Fallback positions from the idealized "roadmap" are what happens when VCs get involved with a system that offers that Zero To One advantage -- but you have to have a One to offer the VCs, which Memex didn't. The question then becomes how much of your road map can be recovered or, perhaps more to the point, do you even _want_ to recover in the light of ground truth experience? At present there is a lot of potential for Information Centric Networking that would be more likely realized in a Ship-Dumbed-Down-Decentralized-Xanadu1994 alternative universe than is likely to be realized now.
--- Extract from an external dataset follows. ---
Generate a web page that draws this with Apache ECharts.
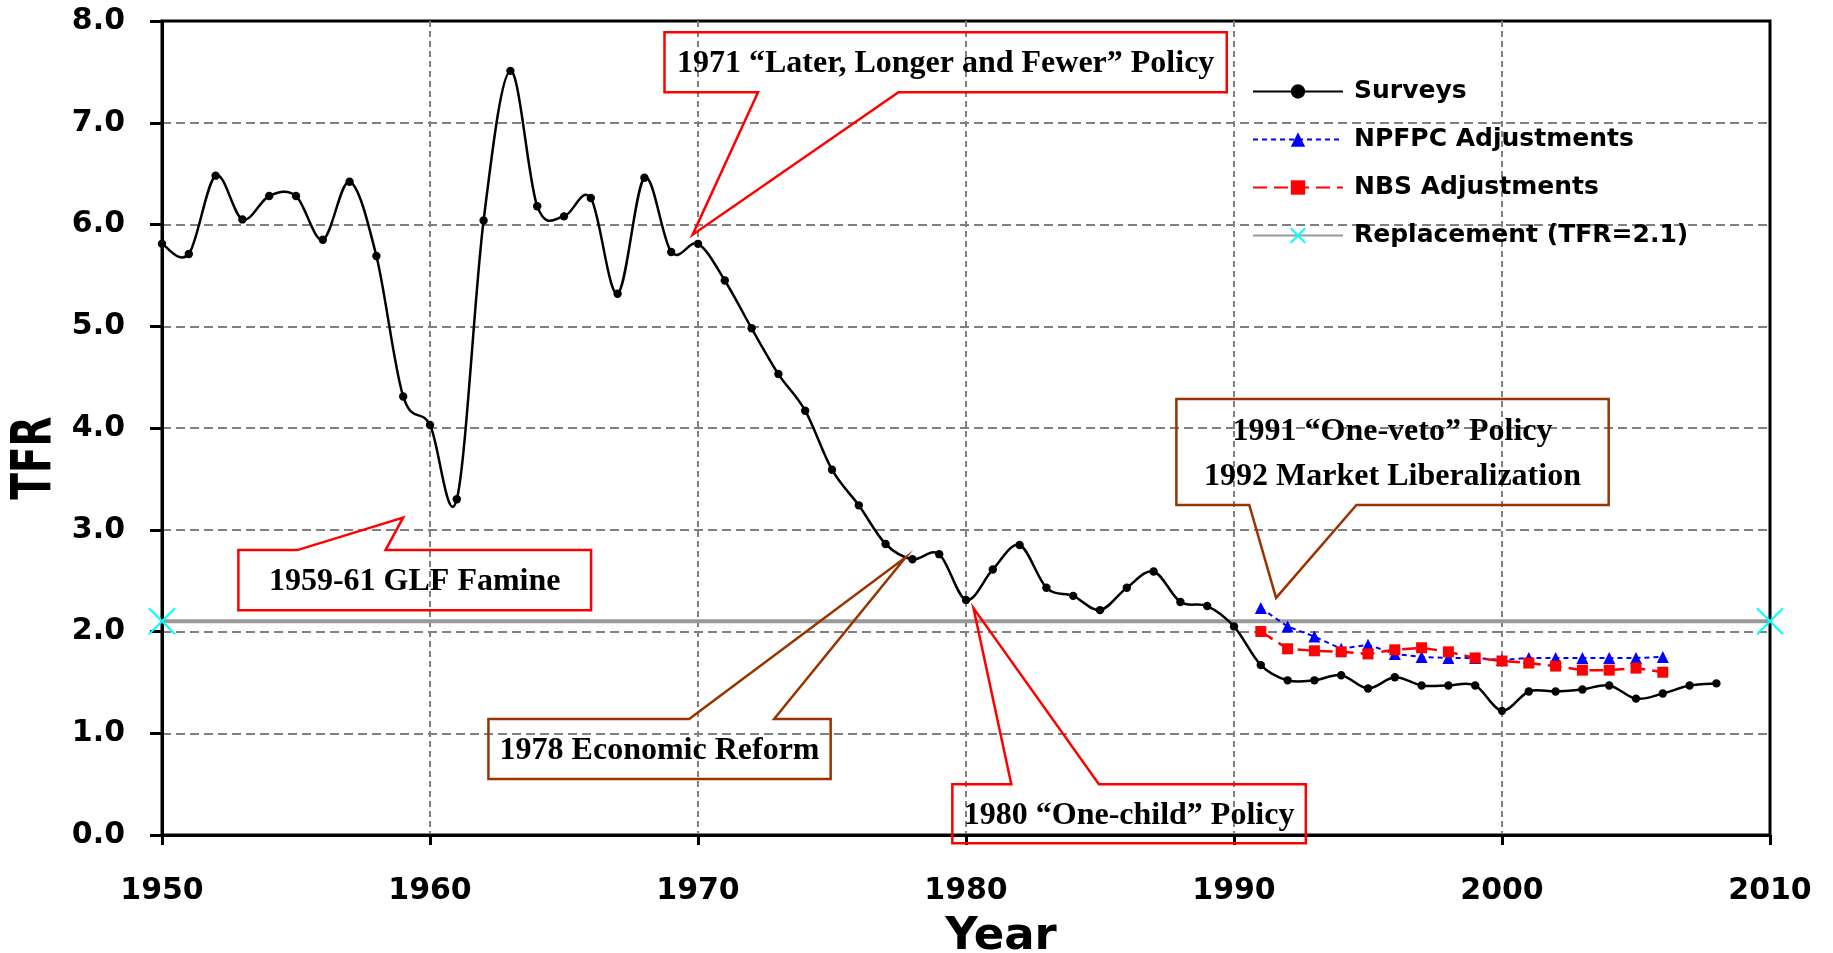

Not "from VCs". Marc was not a VC then, Netscape's investors didn't direct any of our strategic or tactical moves. Bill Joy at Sun also supported JS as scripting language for Java, and signed the trademark license. Excerpt on the early days and why we did JS (part of 3 hour Lex Fridman interview):
1994: In the next room from me at Memex Corp. poor Keith Henson was draped over a chair (due to a bad back) working, alone, on the C++ Xanadu code to debug garbage collection among other things, because the original Smalltalk source had been lost. Memex Corp. was early enough in HTTP's development of lock-in network effects, that its acquisition of Xanadu _might_ yet have turned the tide. Why had the Smalltalk code been lost? Well, all I can tell you as that from my work with Roger (starting in 1996 on a rocket engine) that my understanding of events differs from that reported in Wired (and most others including, to some extent, Roger himself) and involves some pretty, shall we say, "bad behavior" on the part of certain parties that were more than a little partial to C++. Since this is hearsay, I won't go into more depth stating things "as fact". But it is pretty clear to me that the effort and investment put into making HTML, JS, etc. de facto standards, combined with Memex's acquisition of Xanadu rights (and potential willingness to open up the Xanadu protocols and implementation) at that critical juncture was fatally hampered by the C++-only handicap suffered by the Xanadu source.
Why didn't I step in and help poor Keith? Ever heard of Croquet's TeaTime?
I was in a position to resurrect at least _that_ much of the original work I'd one at Viewtron Corp. of America based on David P. Reed's PhD thesis, and Reed was just down the street from us at Interval Research at that time, which rather tempted me away from helping Keith, even if I'd been authorized to do so, which I wasn't.